眼結核とは
眼結核で最も頻度が高いのはぶどう膜炎とされる。頻度は高くないが、常に原因として考える必要がある。治療は抗結核薬を用いるが、場合によってはステロイド全身投与を行う必要がある。
眼結核の具体的な眼所見
頻度として高いのは結核性ぶどう膜炎であり、一般に粟粒結核、結核腫、網膜血管炎の3病型に分類され、豚脂様KPsや虹彩・隅角結節を伴う肉芽腫性ぶどう膜炎や汎ぶどう膜炎を伴うこともある。
1.脈絡膜粟粒結核
粟粒結核患者において結核菌が脈絡膜に播種した状態である。眼底所見は網膜下レベルに約1/2~1乳頭径大の黄白色の円形病巣が散在する。通常は両眼性で、前房や硝子体中に炎症所見を伴うことがある。

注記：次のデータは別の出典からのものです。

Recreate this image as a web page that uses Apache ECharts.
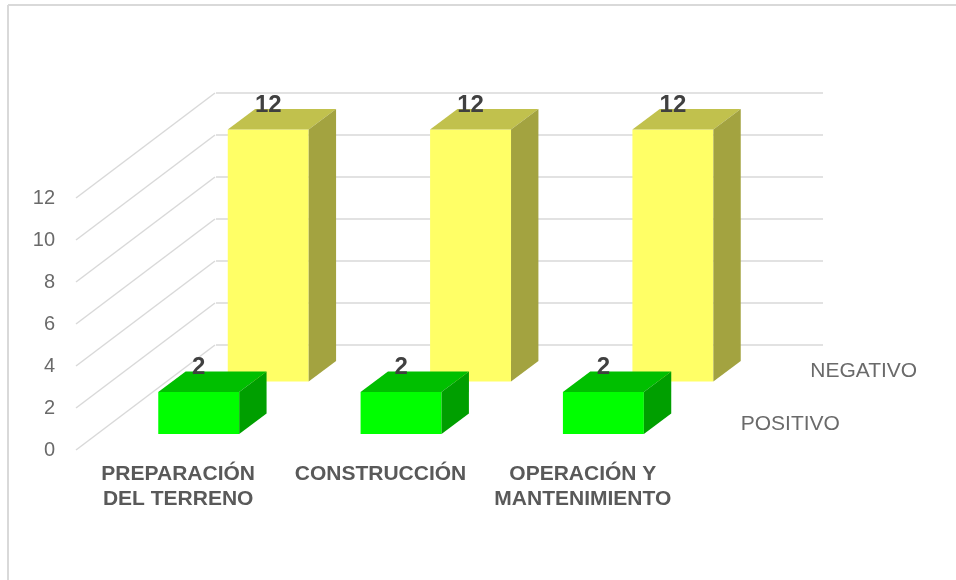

フルオレセイン蛍光眼底造影(FA)では初期は低蛍光あるいは過蛍光を呈し、後期で蛍光漏出を伴う。インドシアニングリーン蛍光眼底造影(IA)では、初期から低蛍光を示す。
2.脈絡膜結核腫
後極部の網膜下に白から黄色の数乳頭径大の隆起した、孤立または多発する病巣で、滲出性網膜剥離、網膜下出血、網膜血管炎などを伴うこともある。通常は片眼性で、前房や硝子体中に炎症所見を伴わない。
3.網膜血管炎
通常は閉塞性網膜血管炎であり、網膜静脈の白鞘化とその血管周囲に放射状に網膜出血を伴うことが多い。黄斑耳側に好発し、網膜動脈周囲炎を伴うことがある。フルオレセイン蛍光眼底造影(FA)では網膜血管壁の組織染色および蛍光漏出、その周囲の網膜無血管野を呈する。
4.角膜実質炎
角膜実質炎とは
結核菌のアレルギー反応で生じると考えられている疾患で、角膜実質炎の約2%程度とされる。角膜周辺部での実質深層における浸潤が生じるが、角膜上皮は侵されない。片眼性が多い。炎症が強いときには虹彩炎や毛様体炎を併発する。
角膜実質炎の診断
結核性の場合、下記の問診・検査が有用である。
- 結核の既往
- 喀痰培養による結核菌の証明
- 胸部画像診断
- ツベルクリン反応陽性
- 梅毒検査陰性
- BCGの既往があればクオンティフェロンTB-2G(QFT)をチェック
角膜実質炎の治療
治療はステロイドの点眼や内服で消炎を図る。
結核菌感染から眼結核発症までの流れ
結核菌は飛沫感染により肺胞に感染後一度は治癒する。その後、結核菌が再活性化し肺結核が発症する。さらに、この感染巣からリンパ・血行性に進展して眼結核を含む肺外結核が発症する。